**To do**
Extract every entry word for word. Skip the pictures.

--- BEGIN Stored records ---

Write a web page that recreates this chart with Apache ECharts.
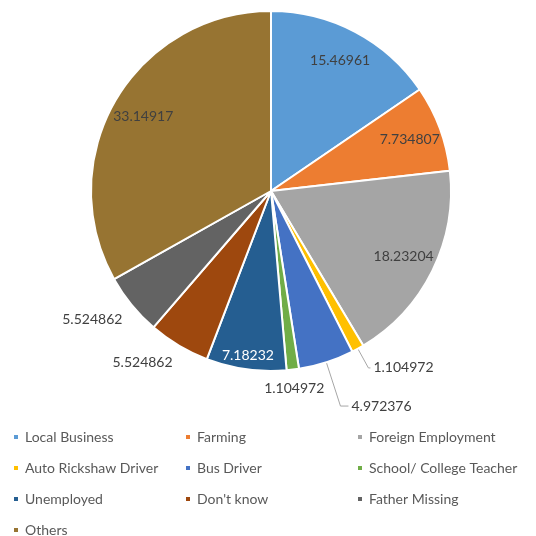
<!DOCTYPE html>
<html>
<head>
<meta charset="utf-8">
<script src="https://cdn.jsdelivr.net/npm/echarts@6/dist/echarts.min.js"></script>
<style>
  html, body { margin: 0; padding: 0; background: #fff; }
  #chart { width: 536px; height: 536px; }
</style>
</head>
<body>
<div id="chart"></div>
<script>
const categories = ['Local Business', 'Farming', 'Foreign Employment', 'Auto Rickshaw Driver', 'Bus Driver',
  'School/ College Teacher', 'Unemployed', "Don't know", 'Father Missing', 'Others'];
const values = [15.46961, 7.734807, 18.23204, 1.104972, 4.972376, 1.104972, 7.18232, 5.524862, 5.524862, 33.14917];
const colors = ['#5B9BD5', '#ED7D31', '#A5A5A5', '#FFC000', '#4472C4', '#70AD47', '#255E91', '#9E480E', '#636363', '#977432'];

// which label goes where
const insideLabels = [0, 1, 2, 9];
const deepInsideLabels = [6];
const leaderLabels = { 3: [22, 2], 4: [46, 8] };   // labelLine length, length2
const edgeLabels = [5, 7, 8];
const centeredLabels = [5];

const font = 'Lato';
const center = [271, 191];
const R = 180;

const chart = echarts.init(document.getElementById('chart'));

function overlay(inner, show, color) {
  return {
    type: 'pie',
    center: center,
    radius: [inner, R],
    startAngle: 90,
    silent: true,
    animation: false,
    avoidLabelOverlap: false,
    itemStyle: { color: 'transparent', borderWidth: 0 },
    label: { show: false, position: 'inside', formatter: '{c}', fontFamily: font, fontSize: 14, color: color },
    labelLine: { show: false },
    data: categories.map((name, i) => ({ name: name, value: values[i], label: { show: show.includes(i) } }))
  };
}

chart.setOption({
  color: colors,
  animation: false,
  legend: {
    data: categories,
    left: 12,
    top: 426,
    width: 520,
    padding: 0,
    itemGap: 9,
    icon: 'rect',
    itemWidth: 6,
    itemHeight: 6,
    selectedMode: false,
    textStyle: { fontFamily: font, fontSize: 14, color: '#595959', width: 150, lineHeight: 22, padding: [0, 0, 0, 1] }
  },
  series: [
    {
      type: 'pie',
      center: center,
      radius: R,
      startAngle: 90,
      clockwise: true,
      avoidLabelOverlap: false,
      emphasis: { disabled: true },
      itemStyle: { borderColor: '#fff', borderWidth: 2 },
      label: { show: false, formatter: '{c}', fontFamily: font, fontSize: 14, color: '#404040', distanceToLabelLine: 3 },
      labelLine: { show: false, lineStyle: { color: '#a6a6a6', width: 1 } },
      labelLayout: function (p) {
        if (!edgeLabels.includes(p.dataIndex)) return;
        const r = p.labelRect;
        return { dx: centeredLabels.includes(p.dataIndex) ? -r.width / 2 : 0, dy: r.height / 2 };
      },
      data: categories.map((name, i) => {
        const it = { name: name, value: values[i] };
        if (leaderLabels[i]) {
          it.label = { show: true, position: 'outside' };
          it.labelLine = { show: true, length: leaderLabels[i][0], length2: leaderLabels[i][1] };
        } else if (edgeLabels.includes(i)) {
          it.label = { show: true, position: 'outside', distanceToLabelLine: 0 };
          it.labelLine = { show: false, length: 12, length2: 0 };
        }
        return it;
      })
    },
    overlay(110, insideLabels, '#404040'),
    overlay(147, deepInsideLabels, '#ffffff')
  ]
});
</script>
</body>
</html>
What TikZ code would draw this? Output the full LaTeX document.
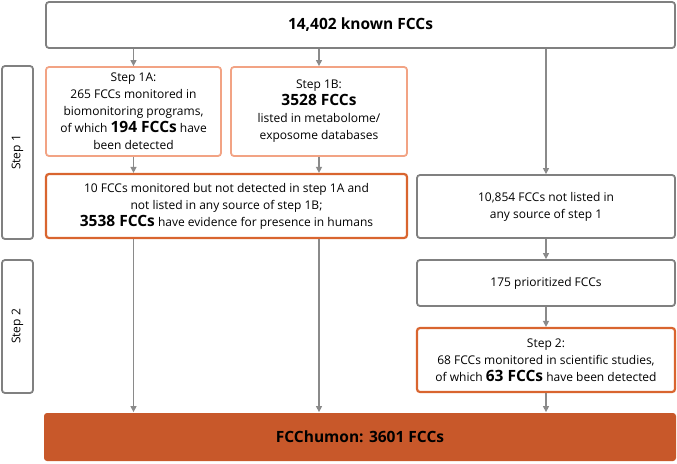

--- END Stored records ---

**Written solution**
Write a web page that recreates this chart with Apache ECharts.
<!DOCTYPE html>
<html>
<head>
<meta charset="utf-8">
<script src="https://cdn.jsdelivr.net/npm/echarts@6/dist/echarts.min.js"></script>
<style>
  html, body { margin: 0; padding: 0; background: #fff; }
  #chart { width: 536px; height: 536px; }
</style>
</head>
<body>
<div id="chart"></div>
<script>
const categories = ['Local Business', 'Farming', 'Foreign Employment', 'Auto Rickshaw Driver', 'Bus Driver',
  'School/ College Teacher', 'Unemployed', "Don't know", 'Father Missing', 'Others'];
const values = [15.46961, 7.734807, 18.23204, 1.104972, 4.972376, 1.104972, 7.18232, 5.524862, 5.524862, 33.14917];
const colors = ['#5B9BD5', '#ED7D31', '#A5A5A5', '#FFC000', '#4472C4', '#70AD47', '#255E91', '#9E480E', '#636363', '#977432'];

// which label goes where
const insideLabels = [0, 1, 2, 9];
const deepInsideLabels = [6];
const leaderLabels = { 3: [22, 2], 4: [46, 8] };   // labelLine length, length2
const edgeLabels = [5, 7, 8];
const centeredLabels = [5];

const font = 'Lato';
const center = [271, 191];
const R = 180;

const chart = echarts.init(document.getElementById('chart'));

function overlay(inner, show, color) {
  return {
    type: 'pie',
    center: center,
    radius: [inner, R],
    startAngle: 90,
    silent: true,
    animation: false,
    avoidLabelOverlap: false,
    itemStyle: { color: 'transparent', borderWidth: 0 },
    label: { show: false, position: 'inside', formatter: '{c}', fontFamily: font, fontSize: 14, color: color },
    labelLine: { show: false },
    data: categories.map((name, i) => ({ name: name, value: values[i], label: { show: show.includes(i) } }))
  };
}

chart.setOption({
  color: colors,
  animation: false,
  legend: {
    data: categories,
    left: 12,
    top: 426,
    width: 520,
    padding: 0,
    itemGap: 9,
    icon: 'rect',
    itemWidth: 6,
    itemHeight: 6,
    selectedMode: false,
    textStyle: { fontFamily: font, fontSize: 14, color: '#595959', width: 150, lineHeight: 22, padding: [0, 0, 0, 1] }
  },
  series: [
    {
      type: 'pie',
      center: center,
      radius: R,
      startAngle: 90,
      clockwise: true,
      avoidLabelOverlap: false,
      emphasis: { disabled: true },
      itemStyle: { borderColor: '#fff', borderWidth: 2 },
      label: { show: false, formatter: '{c}', fontFamily: font, fontSize: 14, color: '#404040', distanceToLabelLine: 3 },
      labelLine: { show: false, lineStyle: { color: '#a6a6a6', width: 1 } },
      labelLayout: function (p) {
        if (!edgeLabels.includes(p.dataIndex)) return;
        const r = p.labelRect;
        return { dx: centeredLabels.includes(p.dataIndex) ? -r.width / 2 : 0, dy: r.height / 2 };
      },
      data: categories.map((name, i) => {
        const it = { name: name, value: values[i] };
        if (leaderLabels[i]) {
          it.label = { show: true, position: 'outside' };
          it.labelLine = { show: true, length: leaderLabels[i][0], length2: leaderLabels[i][1] };
        } else if (edgeLabels.includes(i)) {
          it.label = { show: true, position: 'outside', distanceToLabelLine: 0 };
          it.labelLine = { show: false, length: 12, length2: 0 };
        }
        return it;
      })
    },
    overlay(110, insideLabels, '#404040'),
    overlay(147, deepInsideLabels, '#ffffff')
  ]
});
</script>
</body>
</html>
What TikZ code would draw this? Output the full LaTeX document.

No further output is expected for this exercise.